The Republicans on the DHS panel include Alabama Republican Sen. Richard Shelby, West Virginia Sen. Shelley Moore Capito, North Dakota Sen. John Hoeven, Missouri Sen. Roy Blunt, Texas Rep. Kay Granger, Tennesee Rep. Chuck Fleischmann, Georgia Rep. Tom Graves, and Mississippi Rep. Steven Palazzo.

The Democrats are Vermont Sen. Patrick Leahy, Illinois Sen. Richard Durbin, Montana Sen. Jon Tester, New York Rep. Nita Lowey, California Rep. Lucille Roybal-Allard, North Carolina Rep. David Price, California Rep. Barbara Lee, Texas Rep. Henry Cuellar, and California Rep. Pete Aguilar.
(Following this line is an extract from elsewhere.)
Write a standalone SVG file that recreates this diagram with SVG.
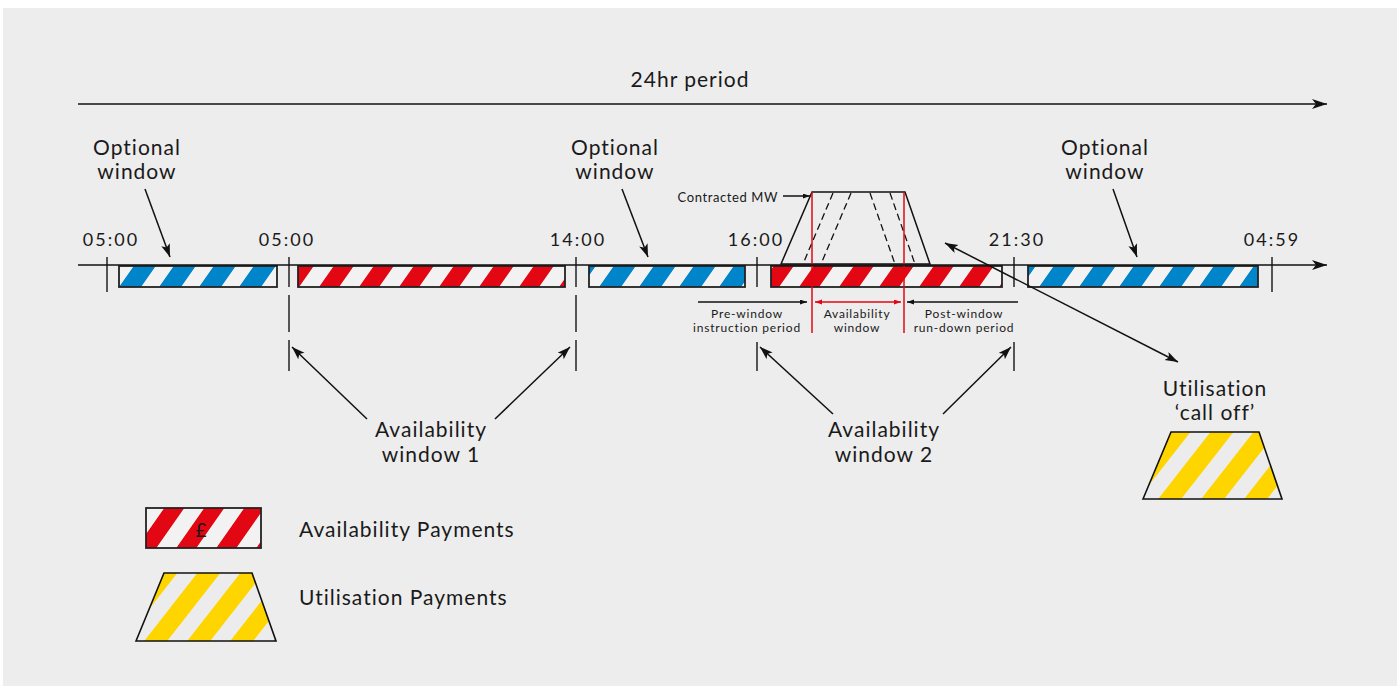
<svg xmlns="http://www.w3.org/2000/svg" width="1397" height="686" viewBox="0 0 1397 686">
<style>
  text { font-family: Lato, "Noto Sans", "Liberation Sans", sans-serif; fill: #1a1a1a; }
  .lbl { font-size: 21px; letter-spacing: 1px; text-anchor: middle; }
  .time { font-size: 18px; letter-spacing: 2px; text-anchor: middle; }
  .small { font-size: 12px; letter-spacing: 0.8px; text-anchor: middle; }
  .tick { stroke: #222; stroke-width: 1.5; fill: none; }
  .bar { stroke: #222; stroke-width: 1.8; }
  .ln { stroke: #111; stroke-width: 1.5; fill: none; }
  .red { stroke: #e30613; stroke-width: 1.5; fill: none; }
  .dash { stroke: #111; stroke-width: 1.3; stroke-dasharray: 7,4; fill: none; }
</style>
<defs>
  <pattern id="pBlue" patternUnits="userSpaceOnUse" width="40" height="40" patternTransform="skewX(-35)">
    <rect width="40" height="40" fill="#f2f2f2"/>
    <rect width="22" height="40" fill="#0085ca"/>
  </pattern>
  <pattern id="pRed" patternUnits="userSpaceOnUse" width="40" height="40" patternTransform="skewX(-35)">
    <rect width="40" height="40" fill="#f2f2f2"/>
    <rect width="20" height="40" fill="#e30613"/>
  </pattern>
  <pattern id="pYellow" patternUnits="userSpaceOnUse" width="43" height="43" patternTransform="skewX(-38)">
    <rect width="43" height="43" fill="#ececec"/>
    <rect width="23" height="43" fill="#ffd500"/>
  </pattern>
  <marker id="aBig" markerUnits="userSpaceOnUse" markerWidth="16" markerHeight="12" refX="15" refY="5" orient="auto">
    <path d="M0,0 L15,5 L0,10 L4,5 z" fill="#111"/>
  </marker>
  <marker id="aMed" markerUnits="userSpaceOnUse" markerWidth="14" markerHeight="10" refX="13" refY="4.5" orient="auto-start-reverse">
    <path d="M0,0 L13,4.5 L0,9 L3,4.5 z" fill="#111"/>
  </marker>
  <marker id="aSm" markerUnits="userSpaceOnUse" markerWidth="8" markerHeight="6" refX="7" refY="2.5" orient="auto">
    <path d="M0,0 L7,2.5 L0,5 z" fill="#111"/>
  </marker>
  <marker id="aRed" markerUnits="userSpaceOnUse" markerWidth="8" markerHeight="6" refX="7" refY="2.5" orient="auto-start-reverse">
    <path d="M0,0 L7,2.5 L0,5 z" fill="#e30613"/>
  </marker>
</defs>

<rect x="3" y="8" width="1394" height="678" fill="#ededed"/>

<g id="period">
  <text class="lbl" x="690" y="87">24hr period</text>
</g>

<g id="bars">
  <rect class="bar" x="119" y="266" width="158" height="21" fill="url(#pBlue)"/>
  <rect class="bar" x="298" y="266" width="267" height="21" fill="url(#pRed)"/>
  <rect class="bar" x="589" y="266" width="156" height="21" fill="url(#pBlue)"/>
  <rect class="bar" x="771" y="266" width="231" height="21" fill="url(#pRed)"/>
  <rect class="bar" x="1028" y="266" width="230" height="21" fill="url(#pBlue)"/>
</g>

<g id="ticks">
  <line class="tick" x1="107" y1="257" x2="107" y2="292"/>
  <line class="tick" x1="289" y1="257" x2="289" y2="287"/>
  <line class="tick" x1="289" y1="295" x2="289" y2="332"/>
  <line class="tick" x1="289" y1="340" x2="289" y2="371"/>
  <line class="tick" x1="576" y1="257" x2="576" y2="287"/>
  <line class="tick" x1="576" y1="295" x2="576" y2="332"/>
  <line class="tick" x1="576" y1="340" x2="576" y2="371"/>
  <line class="tick" x1="757" y1="257" x2="757" y2="287"/>
  <line class="tick" x1="757" y1="342" x2="757" y2="371"/>
  <line class="tick" x1="1014" y1="257" x2="1014" y2="287"/>
  <line class="tick" x1="1014" y1="342" x2="1014" y2="371"/>
  <line class="tick" x1="1272" y1="257" x2="1272" y2="292"/>
</g>

<g id="times">
  <text class="time" x="111" y="246">05:00</text>
  <text class="time" x="287" y="246">05:00</text>
  <text class="time" x="578" y="246">14:00</text>
  <text class="time" x="756" y="246">16:00</text>
  <text class="time" x="1017" y="246">21:30</text>
  <text class="time" x="1272" y="246">04:59</text>
</g>

<g id="contracted">
  <polygon class="ln" points="781,264 812,192 905,192 930,264"/>
  <line class="dash" x1="833" y1="193" x2="803" y2="264"/>
  <line class="dash" x1="851" y1="193" x2="821" y2="264"/>
  <line class="dash" x1="870" y1="193" x2="895" y2="264"/>
  <line class="dash" x1="890" y1="193" x2="915" y2="264"/>
  <line class="red" x1="812" y1="192" x2="812" y2="333"/>
  <line class="red" x1="904" y1="192" x2="904" y2="333"/>
  <text x="778" y="202" style="font-size:13px;letter-spacing:0.6px;text-anchor:end">Contracted MW</text>
</g>

<g id="optional-labels">
  <text class="lbl" x="137" y="155">Optional</text>
  <text class="lbl" x="137" y="179">window</text>
  <text class="lbl" x="615" y="155">Optional</text>
  <text class="lbl" x="615" y="179">window</text>
  <text class="lbl" x="1105" y="155">Optional</text>
  <text class="lbl" x="1105" y="179">window</text>
</g>

<g id="window-labels">
  <text class="small" x="747" y="317.5">Pre-window</text>
  <text class="small" x="747" y="332">instruction period</text>
  <text class="small" x="857" y="317.5">Availability</text>
  <text class="small" x="857" y="332">window</text>
  <text class="small" x="964" y="317.5">Post-window</text>
  <text class="small" x="964" y="332">run-down period</text>
</g>

<g id="availability-labels">
  <text class="lbl" x="431" y="437">Availability</text>
  <text class="lbl" x="431" y="462">window 1</text>
  <text class="lbl" x="884" y="437">Availability</text>
  <text class="lbl" x="884" y="462">window 2</text>
</g>

<g id="calloff">
  <text class="lbl" x="1215" y="396">Utilisation</text>
  <text class="lbl" x="1215" y="420">‘call off’</text>
  <polygon points="1143,499 1171,432 1259,432 1282,499" fill="url(#pYellow)" stroke="#111" stroke-width="1.6"/>
</g>

<g id="legend">
  <rect class="bar" x="146" y="508" width="115" height="40" fill="url(#pRed)"/>
  <text x="201" y="537" style="font-size:19px;text-anchor:middle">£</text>
  <text x="299" y="537" style="font-size:21px;letter-spacing:1px">Availability Payments</text>
  <polygon points="136,641 164,573 252,573 276,641" fill="url(#pYellow)" stroke="#111" stroke-width="1.6"/>
  <text x="299" y="605" style="font-size:21px;letter-spacing:1px">Utilisation Payments</text>
</g>

<g id="connectors">
  <line class="ln" x1="78" y1="104" x2="1327" y2="104" marker-end="url(#aBig)" stroke-width="2"/>
  <line class="ln" x1="78" y1="265" x2="1327" y2="265" marker-end="url(#aBig)"/>
  <line class="ln" x1="145" y1="189" x2="170" y2="257" marker-end="url(#aMed)"/>
  <line class="ln" x1="622" y1="189" x2="648" y2="257" marker-end="url(#aMed)"/>
  <line class="ln" x1="1113" y1="189" x2="1137" y2="257" marker-end="url(#aMed)"/>
  <line class="ln" x1="367" y1="419" x2="292" y2="347" marker-end="url(#aMed)"/>
  <line class="ln" x1="495" y1="419" x2="570" y2="347" marker-end="url(#aMed)"/>
  <line class="ln" x1="833" y1="414" x2="760" y2="347" marker-end="url(#aMed)"/>
  <line class="ln" x1="943" y1="414" x2="1011" y2="347" marker-end="url(#aMed)"/>
  <line class="ln" x1="945" y1="243" x2="1178" y2="362" marker-start="url(#aMed)" marker-end="url(#aMed)"/>
  <line class="ln" x1="783" y1="196" x2="810" y2="196" marker-end="url(#aSm)" stroke-width="1.2"/>
  <line class="ln" x1="698" y1="302" x2="807" y2="302" marker-end="url(#aSm)" stroke-width="1.2"/>
  <line class="ln" x1="1018" y1="302" x2="907" y2="302" marker-end="url(#aSm)" stroke-width="1.2"/>
  <line class="red" x1="815" y1="302" x2="901" y2="302" marker-start="url(#aRed)" marker-end="url(#aRed)" stroke-width="1.2"/>
</g>
</svg>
The establishment’s economic policy of using legal and illegal migration to boost economic growth shifts enormous wealth from young employees towards older investors by flooding the market with cheap white-collar and blue-collar foreign labor.

That annual flood of roughly one million legal immigrants — as well as visa workers and illegal immigrants — spikes profits and Wall Street values by shrinking salaries for 150 million blue-collar and white-collar employees and especially wages for the four million young Americans who join the labor force each year.

The cheap labor policy widens wealth gaps, reduces high tech investment, increases state and local tax burdens, hurts kids’ schools and college education, pushes Americans away from high tech careers, and sidelines millions of marginalized Americans, including many who are now struggling with fentanyl addictions.

Immigration also steers investment and wealth away from towns in Heartland states because coastal investors can more easily hire and supervise the large immigrant populations who prefer to live in coastal cities. In turn, that coastal investment flow drives up coastal real estate prices and pushes poor U.S. Americans, including Latinos and blacks, out of prosperous cities such as Berkeley and Oakland, California.